Eighty percent of the businesses surveyed by IOFM receive invoices that offer early-payment discounts.  In fact, 5 percent of those surveyed said that more than 25 percent of the invoices their business receives offer discounts for early payment, while 3 percent of businesses say between 16 percent and 25 percent of the invoices they receive offer early-payment discounts.  Businesses that take advantage of a discount term of just 1/10 net 30 earn an annualized 18 percent return – a lot more than they can earn from a typical interest-bearing bank account.

But most businesses capture less than 21 percent of all early-payment discount offers. And 12 percent of businesses are unable to capture any early-payment discounts, IOFM’s research found.  These results are more sobering when you consider that 79 percent of businesses say their suppliers offer payment terms of 30 days or more.  Only 27 percent of businesses capture more than 80 percent of early-payment discount offers.

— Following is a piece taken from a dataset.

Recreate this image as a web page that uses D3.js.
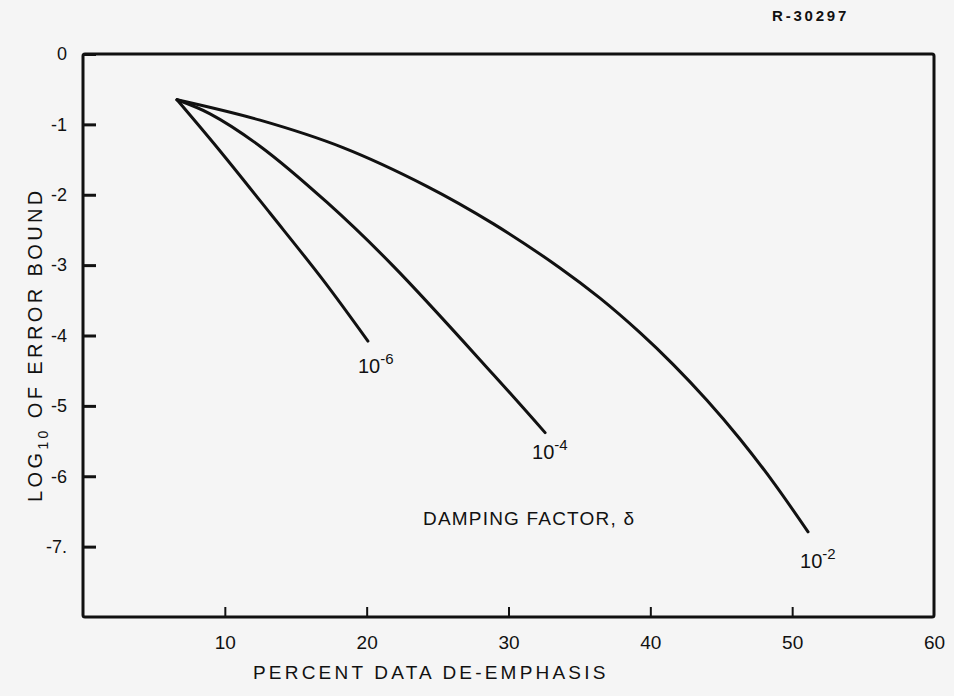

Nearly one-in-five controllers surveyed by IOFM reported that the inability to maximize early-payment discounts was their accounts payable department’s biggest challenge.


How automation speeds invoice approvals

Transforming accounts payable with digital technologies accelerates invoice approval cycle times.

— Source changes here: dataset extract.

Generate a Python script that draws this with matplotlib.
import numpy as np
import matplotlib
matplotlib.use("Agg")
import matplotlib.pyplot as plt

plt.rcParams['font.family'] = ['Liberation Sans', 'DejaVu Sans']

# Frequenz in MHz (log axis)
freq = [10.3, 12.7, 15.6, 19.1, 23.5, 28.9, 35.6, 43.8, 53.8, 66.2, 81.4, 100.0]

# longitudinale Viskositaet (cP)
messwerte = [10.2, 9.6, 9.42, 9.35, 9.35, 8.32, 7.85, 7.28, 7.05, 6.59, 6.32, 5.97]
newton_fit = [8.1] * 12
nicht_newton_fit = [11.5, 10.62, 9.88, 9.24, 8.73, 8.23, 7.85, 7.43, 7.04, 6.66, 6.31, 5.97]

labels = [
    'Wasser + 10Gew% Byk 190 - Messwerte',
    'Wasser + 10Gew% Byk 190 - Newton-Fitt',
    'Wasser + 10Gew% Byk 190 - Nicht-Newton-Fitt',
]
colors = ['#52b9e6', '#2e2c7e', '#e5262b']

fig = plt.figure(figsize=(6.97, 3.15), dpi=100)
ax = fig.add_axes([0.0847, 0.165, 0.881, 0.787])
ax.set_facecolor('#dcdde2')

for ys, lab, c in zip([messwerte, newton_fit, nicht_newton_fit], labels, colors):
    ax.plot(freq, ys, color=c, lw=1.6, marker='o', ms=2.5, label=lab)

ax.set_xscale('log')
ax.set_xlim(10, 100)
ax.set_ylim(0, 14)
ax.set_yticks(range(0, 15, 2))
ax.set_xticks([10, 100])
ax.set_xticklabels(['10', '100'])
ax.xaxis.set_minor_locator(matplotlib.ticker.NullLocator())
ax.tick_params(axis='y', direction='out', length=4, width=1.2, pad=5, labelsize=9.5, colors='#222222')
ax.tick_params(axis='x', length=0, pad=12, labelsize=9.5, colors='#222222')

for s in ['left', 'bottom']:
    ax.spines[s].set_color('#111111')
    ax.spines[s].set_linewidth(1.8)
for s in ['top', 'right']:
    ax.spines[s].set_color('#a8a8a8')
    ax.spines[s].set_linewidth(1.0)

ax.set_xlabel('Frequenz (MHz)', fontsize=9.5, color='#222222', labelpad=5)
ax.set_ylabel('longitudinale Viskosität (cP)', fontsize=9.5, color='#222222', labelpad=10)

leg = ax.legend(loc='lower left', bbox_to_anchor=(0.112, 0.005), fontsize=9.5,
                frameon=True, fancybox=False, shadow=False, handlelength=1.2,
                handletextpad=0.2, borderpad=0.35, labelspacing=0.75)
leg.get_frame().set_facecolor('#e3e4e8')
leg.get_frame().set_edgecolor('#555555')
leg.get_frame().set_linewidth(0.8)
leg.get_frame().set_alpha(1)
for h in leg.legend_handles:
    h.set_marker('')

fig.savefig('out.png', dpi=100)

Accounts payable software robots effortlessly retrieve invoices from a portal or e-mail box.  Important data from invoices is automatically extracted and validated.  Invoices then are matched against purchase orders or delivery receipts.  Unmatched invoices are digitally routed to the appropriate approvers based on pre-configured business rules.  Suppliers are sent an e-mail with a hyperlink that enables them to input any missing or incorrect data directly into an online portal.  Once an invoice is approved, data is seamlessly uploaded to an ERP platform or other system of record and the invoice information is digitally archived and available for instant retrieval.

Graphical dashboards show the status of invoices in real-time and alert managers to bottlenecks that could delay approvals.  Accounts payable staff and approvers are notified of invoices approaching their due date; the technology also can be configured to automatically escalate invoices to a manager for review or approval, if desired.  The technology also tracks key metrics on approval cycle times.

Moreover, the machine learning built into some solutions enables the platform to become faster over time by “learning” from its accomplishments and errors, and understanding the actions taken by human operators (e.g. routing invoices for approval or accessing data for exceptions resolution).

And integrated self-service online supplier portals make onboarding suppliers and gathering supplier data a breeze.

It is for these reasons that payables departments with digital transformation solutions can process invoices in less than half the time of average departments (3.7 days versus 8.8 days) and in less than one-third the time of laggards (3.7 days versus 14.3 days), per research from PayStream Advisors.


Transform Accounts Payable Into a Profit Center

Faster cycle times enable businesses to capture more of the early-payment discount offers that can transform accounts payable into a profit center.  Top performers capture 7-times more early-payment discount offers as a percentage of spend as their peers, per The Hackett Group.  That means that a $1 billion-revenue company that previously captured $200,000 annually in early-payment discounts stands to gain $1.4 million a year in additional early-payment discounts through automation.